Les reste-à-terre / toucher le ciel



A Ceillac début juin, la foule des estivants n'était pas arrivée. Les passants se faisaient rares : un couple promenait une poussette, une femme songeuse laissait gambader son chien, quelques voitures roulaient au pas. A peu d'exceptions près, ce jour-là, ce grand pré n'accueillait guère d'humains sinon ceux qui arrivaient du ciel en se posant vent de face, par quelques pas courus, avec, dans leur sillage, une voile écarlate et des suspentes discrètes.

Pour l'heure, ils étaient en plein ciel. J'avais refermé mes fioles d'encre et mon pot de liant pour mieux admirer ces gigantesques papillons à l'aile unique.
Sur la plus grande de mes feuilles, séchaient ensemble mes bouts de route et mes couleurs. Demeurait une nouvelle page blanche, d'un format plus petit. Le nez planté au ciel, je savais qu'il me fallait m'occuper de celle-ci ; le temps, sinon, me manquerait pour le séchage. 
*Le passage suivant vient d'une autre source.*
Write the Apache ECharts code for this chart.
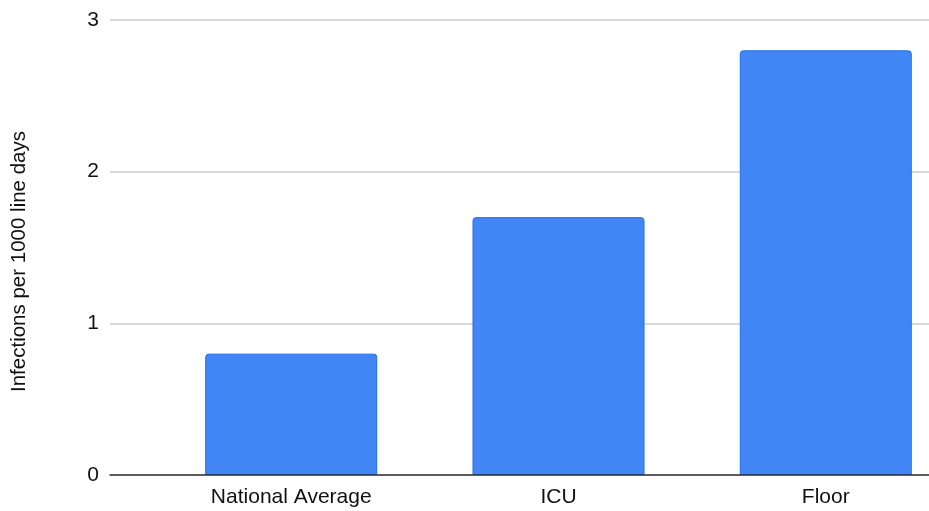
<!DOCTYPE html>
<html>
<head>
<meta charset="utf-8">
<script src="https://cdn.jsdelivr.net/npm/echarts@6/dist/echarts.min.js"></script>
<style>
html,body{margin:0;padding:0;background:#fff;}
#chart{width:929px;height:511px;}
</style>
</head>
<body>
<div id="chart"></div>
<script>
const categories = ["National Average", "ICU", "Floor"];
const infectionRates = [0.8, 1.7, 2.8];
const yTicks = [0, 1, 2, 3];
const yAxisTitle = "Infections per 1000 line days";

const chart = echarts.init(document.getElementById('chart'), null, {renderer: 'canvas'});
const font = 'Liberation Sans, Arial, sans-serif';
chart.setOption({
  animation: false,
  backgroundColor: '#ffffff',
  grid: [
    {left: 110, right: 0, top: 20, bottom: 36, outerBoundsMode: 'none'},
    {left: 157.6, width: 801.8, top: 20, bottom: 36, outerBoundsMode: 'none'}
  ],
  xAxis: [
    {
      type: 'category', gridIndex: 0, data: categories, z: 10,
      axisLine: {show: true, lineStyle: {color: '#333333', width: 1.5}},
      axisTick: {show: false}, axisLabel: {show: false}, splitLine: {show: false}
    },
    {
      type: 'category', gridIndex: 1, data: categories,
      axisLine: {show: false}, axisTick: {show: false},
      axisLabel: {color: '#111111', fontSize: 21, fontFamily: font, margin: 12}
    }
  ],
  yAxis: [
    {
      type: 'value', gridIndex: 0, min: yTicks[0], max: yTicks[yTicks.length - 1], interval: 1,
      name: yAxisTitle, nameLocation: 'middle', nameGap: 80,
      nameTextStyle: {color: '#111111', fontSize: 20.5, fontFamily: font, padding: [0, 28, 0, 0]},
      axisLine: {show: false}, axisTick: {show: false},
      axisLabel: {color: '#111111', fontSize: 21, fontFamily: font, margin: 11},
      splitLine: {show: true, lineStyle: {color: '#cccccc', width: 1.5}}
    },
    {
      type: 'value', gridIndex: 1, min: yTicks[0], max: yTicks[yTicks.length - 1], interval: 1,
      show: false, splitLine: {show: false}
    }
  ],
  series: [{
    type: 'bar', xAxisIndex: 1, yAxisIndex: 1,
    data: infectionRates, barWidth: 172,
    itemStyle: {color: '#4285f4', borderColor: '#1c6ef0', borderWidth: 1, borderRadius: [3, 3, 0, 0]}
  }]
});
</script>
</body>
</html>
J'étais une peintre reste-à-terre. Je plongeais donc les yeux au sol et fouillais du regard : là, à quelques mètres, l'herbe était usée par des pas. En grattant un peu, j'aurais quelque matière ; je grattais donc.
Riche de ces poussières et la tête dans les nuages, je débouchais encres et liant, préparais ma mixture… Pendant que là-haut, les parapentistes animaient le ciel en frôlant les nuages, je faisais danser mes pinceaux 30 cm au-dessus de ma feuille. Minuscule reste-à-terre survolée de papillons géants.
Je plantais des arbres avec la terre de ce pré… C'était Loveland encore !

Les Restes-à-terre / Lovers
série de 8 petits formats (10 x15 cm) sur papier torchon.